An important milestone in the AEoI implementation process was the issuance of Government Regulation in Lieu of Law (Perpu) No. 1/2017 concerning Access to Financial Information for the Taxation Purposes, which was later enacted by the House of Representatives (DPR) into Law No. 9/2019.

The law eliminates the banking secrecy rule that was previously regulated in Banking Law No. 10/1998. After the issuance of the law as a legal umbrella, the Ministry of Finance, the Financial Services Authority (OJK), and the Directorate General of Taxation were able to issue other implementing regulations.

The core of the information exchange is that domestic financial institutions must report their customer data regularly, and without being asked, to the taxation directorate general for tax purposes. The data that must be reported is customer identity, account numbers or customer accounts, identity of the financial institutions, account balance, and income earned from the accounts.

This data will be exchanged with similar information obtained by tax authorities in other countries. Thus, the tax authorities of each country involved in the AEoI agreement can obtain complete information about the income and assets of taxpayers in their own country and those that are placed in other countries.

 

According to the Director of International Tax at the tax directorate general John Liberty Hutagaol, there are currently 5,182 domestic financial institutions that have reported their customer information to the tax office. The tax authorities ready to exchange information come from 88 jurisdictions.

They include Australia, Netherlands, Bermuda, British Virgin Islands, Cayman Islands, Hong Kong, UK, Japan, Luxembourg, Panama, China, and Singapore. As soon as AEoI is implemented at the end of September, the tax directorate general has access to information on the assets of Indonesian taxpayers in those 88 jurisdictions.

The first target is taxpayers (WP) who did not report their assets in the annual tax return form (SPT) and did not participate in the tax amnesty program. The second is those who participated in the tax amnesty program but did not report their assets correctly.

Those who have abundant assets but did not report them in the SPT and did not participate in the tax amnesty program are the first targets because the amount is thought to be quite large. This is because the tax amnesty program was expected to attract 2 million taxpayers, but in reality there were only 973,426 participants.

Taxpayers who participated in the program but did not report their assets correctly have long been suspected by the tax directorate general. This is because the declaration of domestic assets – Rp 3,660 trillion – dominated the total asset declaration of tax amnesty participants – Rp 4,884 trillion. Meanwhile, the declaration of assets originating from abroad was only Rp 1,224 trillion.

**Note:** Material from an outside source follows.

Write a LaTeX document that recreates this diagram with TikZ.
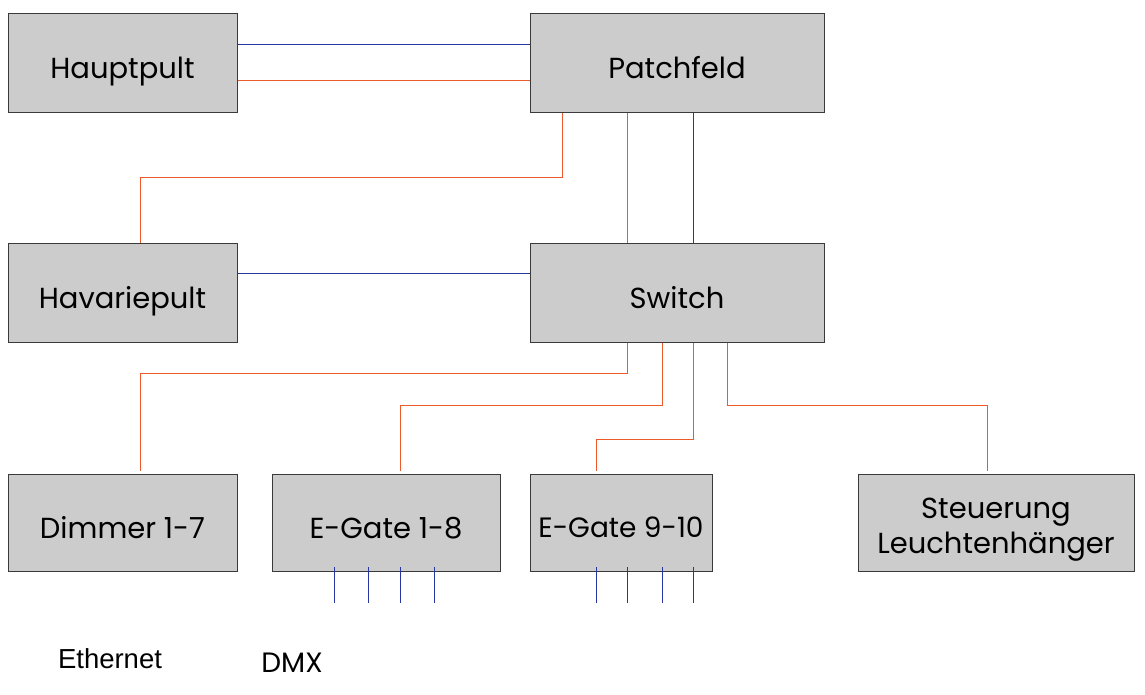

According to the Ministry of Finance’s study, the amount of assets belonging to super rich taxpayers (high net worth individuals/HNWI) in foreign countries is US$ 250 billion, or Rp 3,500 trillion if it is multiplied by an exchange rate of Rp 14,000 per USD. When compared with smaller domestic asset declarations, it means the taxpayers who participated in the tax amnesty probably have not reported all of their assets overseas.

About 75 percent of the overseas assets are allegedly placed in Singapore, meaning there are assets of domestic taxpayers worth approximately Rp 2,625 trillion there. Although the largest compared to other countries, the declaration of assets from Singapore in the tax amnesty was only Rp 766.05 trillion. This means taxpayers who participated in the program probably have not reported all of their assets in Singapore.

The tax amnesty ended on 31 March 2017. After the end of the program in accordance with existing rules, the tax directorate general has the right to examine the compliance of taxpayers who participated in the program but did not report their assets correctly. The tax office also has the right to examine taxpayers who are suspected of possessing assets that have not been reported and did not participate in the tax amnesty.